Intervention de Joëlle Garriaud-Maylam

Réunion du 1er février 2011 à 15h00
Défenseur des droits — Discussion en deuxième lecture d'un projet de loi organique et d'un projet de loi

Photo de Joëlle Garriaud-MaylamJoëlle Garriaud-Maylam :

Si ce dispositif doit sans aucun doute être pérennisé, il peut encore être amélioré.

C’est le responsable du secteur de la justice qui s’est vu confier, en plus de ses autres attributions, la compétence relative aux Français de l’étranger. Le nouveau projet de loi organique nous donne l’occasion de faire mieux, en créant un poste de délégué clairement identifié, ayant les mêmes compétences que les délégués territoriaux sur le sol français, plus proche de nos citoyens expatriés et, donc, plus efficace.

Une telle mesure paraît d’autant plus nécessaire que 90 000 dossiers, qui sont particulièrement complexes, auraient été traités l’an dernier.

Nous pourrions encore aller plus loin, en autorisant les conseillers élus à l’Assemblée des Français de l’étranger, l’AFE, à déposer une réclamation auprès du Défenseur des droits, au même titre que les parlementaires. En première lecture, l’Assemblée nationale a décidé d’étendre aux eurodéputés français cette capacité jusqu’alors réservée aux députés et aux sénateurs. Pour nos compatriotes de l’étranger, en particulier lorsqu’ils résident hors de l’Union européenne, le lien avec les sénateurs ne peut qu’être relativement ténu du fait de l’immensité de la circonscription unique. La plupart des onze futurs députés des Français de l’étranger seront élus de circonscriptions parfois si vastes et hétéroclites que le lien territorial avec leurs électeurs sera là aussi relativement faible.

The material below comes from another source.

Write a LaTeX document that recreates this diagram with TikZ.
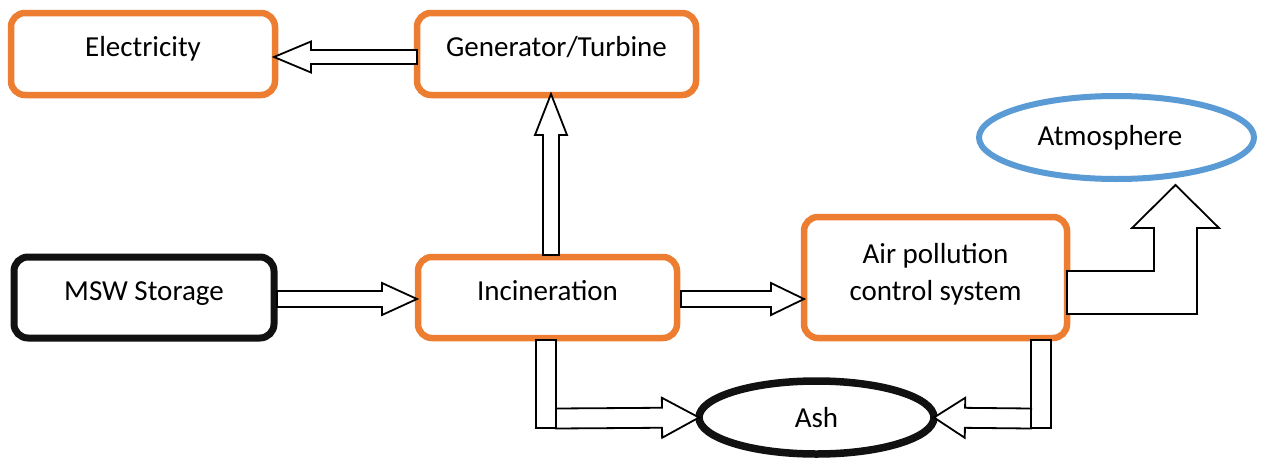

Permettre une saisine du Défenseur des droits par des élus de l’AFE accroîtrait la rapidité du processus et améliorerait le suivi des dossiers. Cela permettrait également de désengorger les consulats, très sollicités par nos compatriotes et qui n’ont pas toujours les moyens, dans un contexte de restrictions budgétaires, d’assurer un véritable suivi.

Une telle mesure aurait aussi un autre effet positif : elle renforcerait la notoriété, la visibilité de ces représentants élus des expatriés, à l’heure où nous cherchons des solutions pour contrer l’abstention.

Je voudrais aussi souligner ici à quel point la question de l’information est cruciale. Nombre de nos compatriotes, en particulier à l’étranger, ne connaissent pas les possibilités de recours qui s’offrent à eux. En cela, la création d’une entité unique et facilement identifiable, le Défenseur des droits, ouvre de nouvelles perspectives.

J’attire par conséquent votre attention, monsieur le ministre, sur la nécessité de tirer parti de cette opportunité nouvelle pour accroître la communication autour du Défenseur des droits et de l’étendue de ses compétences, notamment par le biais des médias, d’Internet et de nos réseaux à l’étranger – consulats et élus des Français de l’étranger.

Je terminerai mon intervention par un point spécifique, sur lequel je reviendrai lors de la discussion des amendements : celui des déplacements illicites d’enfants.

Vous le savez, j’aurais personnellement souhaité le maintien d’un poste spécifique de Défenseur des enfants, notamment parce qu’il aurait pu jouer, en liaison avec les entités équivalentes à l’étranger, un rôle de médiateur dans les dossiers de protection sociale et juridique d’enfants français à l’étranger, surtout dans les dossiers complexes de déplacements illicites d’enfants.

Il y a de plus en plus d’unions mixtes et, malheureusement, de plus en plus de séparations de parents de deux nationalités différentes. Les décisions autour de l’attribution de l’autorité parentale sont alors toujours très douloureuses. Le cadre juridique international ne permet souvent pas de régler ces problèmes de manière satisfaisante car, au-delà de l’arsenal juridique, c’est l’esprit dans lequel celui-ci est appliqué qui est déterminant. Et cela varie grandement d’un État à l’autre, certains favorisant l’intérêt national plutôt que, hélas ! l’intérêt supérieur de l’enfant.

Les juridictions françaises négligent parfois ce facteur et acceptent quelquefois un peu rapidement la compétence de juridictions étrangères n’offrant pas toutes les garanties en matière de procédure. Certains États comme l’Allemagne ou les États-Unis disposent d’institutions très efficaces pour épauler leurs ressortissants confrontés à de tels problèmes, alors que, en France, les parents ont parfois l’impression de manquer d’appui solide.

Dans le contexte de la suppression annoncée et attendue du Défenseur des enfants, il me semble que doter le Défenseur des droits d’un véritable dispositif lui donnant une réelle expertise en matière de suivi des dossiers de déplacements illicites d’enfants, pays par pays, constituerait un très bel acquis pour marquer la naissance de cette institution que nous appelons de nos vœux.